GIVEN TASK —
Working from the top of the listing below, retype each line through the line containing "W, H = 300, 457", both included, with no pictures.
□ □ □ □ □ □ □
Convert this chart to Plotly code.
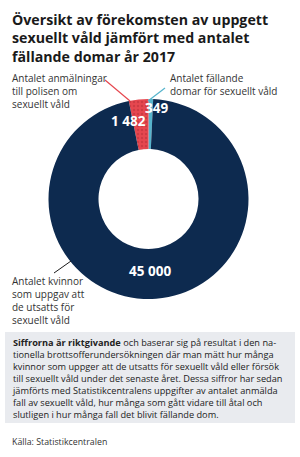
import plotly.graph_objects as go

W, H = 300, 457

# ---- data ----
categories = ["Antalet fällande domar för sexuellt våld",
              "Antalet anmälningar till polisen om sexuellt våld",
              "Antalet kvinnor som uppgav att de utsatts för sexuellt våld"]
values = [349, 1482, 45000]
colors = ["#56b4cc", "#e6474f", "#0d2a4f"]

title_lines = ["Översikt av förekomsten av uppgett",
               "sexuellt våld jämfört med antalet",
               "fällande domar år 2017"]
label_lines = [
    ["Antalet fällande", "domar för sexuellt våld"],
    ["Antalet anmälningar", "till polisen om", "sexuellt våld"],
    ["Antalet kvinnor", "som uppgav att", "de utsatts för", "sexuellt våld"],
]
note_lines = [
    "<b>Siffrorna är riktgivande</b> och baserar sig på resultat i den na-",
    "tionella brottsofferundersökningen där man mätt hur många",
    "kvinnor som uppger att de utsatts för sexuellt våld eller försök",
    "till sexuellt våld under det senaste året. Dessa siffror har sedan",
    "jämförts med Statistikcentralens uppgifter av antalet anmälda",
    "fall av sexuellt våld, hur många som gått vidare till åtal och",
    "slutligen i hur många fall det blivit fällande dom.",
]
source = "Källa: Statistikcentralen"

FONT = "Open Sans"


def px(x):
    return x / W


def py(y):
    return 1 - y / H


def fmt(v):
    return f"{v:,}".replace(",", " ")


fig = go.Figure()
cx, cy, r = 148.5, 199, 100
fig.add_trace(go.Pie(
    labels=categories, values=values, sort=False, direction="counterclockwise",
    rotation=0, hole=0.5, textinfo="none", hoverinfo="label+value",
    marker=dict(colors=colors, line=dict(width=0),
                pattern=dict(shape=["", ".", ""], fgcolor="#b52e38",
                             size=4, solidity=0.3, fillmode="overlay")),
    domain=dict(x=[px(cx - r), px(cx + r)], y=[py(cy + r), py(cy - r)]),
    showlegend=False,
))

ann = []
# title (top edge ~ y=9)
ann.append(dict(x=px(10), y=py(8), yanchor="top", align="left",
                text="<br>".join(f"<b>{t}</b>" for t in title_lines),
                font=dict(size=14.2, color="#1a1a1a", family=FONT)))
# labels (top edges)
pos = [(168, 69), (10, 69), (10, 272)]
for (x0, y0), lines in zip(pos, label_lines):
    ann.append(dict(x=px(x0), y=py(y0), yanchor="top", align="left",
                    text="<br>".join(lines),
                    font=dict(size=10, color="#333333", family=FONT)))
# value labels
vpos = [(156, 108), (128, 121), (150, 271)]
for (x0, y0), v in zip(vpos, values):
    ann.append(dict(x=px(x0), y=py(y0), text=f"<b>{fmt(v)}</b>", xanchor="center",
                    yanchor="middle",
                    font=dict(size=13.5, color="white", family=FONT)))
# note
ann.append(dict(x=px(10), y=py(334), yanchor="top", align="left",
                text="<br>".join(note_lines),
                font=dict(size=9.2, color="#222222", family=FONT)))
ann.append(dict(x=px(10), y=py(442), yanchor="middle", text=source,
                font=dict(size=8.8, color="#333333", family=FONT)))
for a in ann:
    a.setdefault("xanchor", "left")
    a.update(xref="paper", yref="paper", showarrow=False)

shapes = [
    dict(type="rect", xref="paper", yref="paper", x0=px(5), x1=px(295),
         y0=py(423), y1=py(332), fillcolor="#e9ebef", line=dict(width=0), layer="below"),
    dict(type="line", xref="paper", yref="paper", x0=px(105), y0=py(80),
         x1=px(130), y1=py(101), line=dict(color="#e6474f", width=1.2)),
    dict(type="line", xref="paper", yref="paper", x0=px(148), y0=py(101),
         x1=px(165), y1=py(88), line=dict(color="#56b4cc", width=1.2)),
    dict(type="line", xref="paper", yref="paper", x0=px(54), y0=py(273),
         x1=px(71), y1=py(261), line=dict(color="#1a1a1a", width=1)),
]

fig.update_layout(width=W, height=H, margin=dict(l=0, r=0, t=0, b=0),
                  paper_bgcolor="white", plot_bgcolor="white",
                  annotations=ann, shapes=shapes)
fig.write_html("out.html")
□ □ □ □ □ □ □
RESULT —
Convert this chart to Plotly code.
import plotly.graph_objects as go

W, H = 300, 457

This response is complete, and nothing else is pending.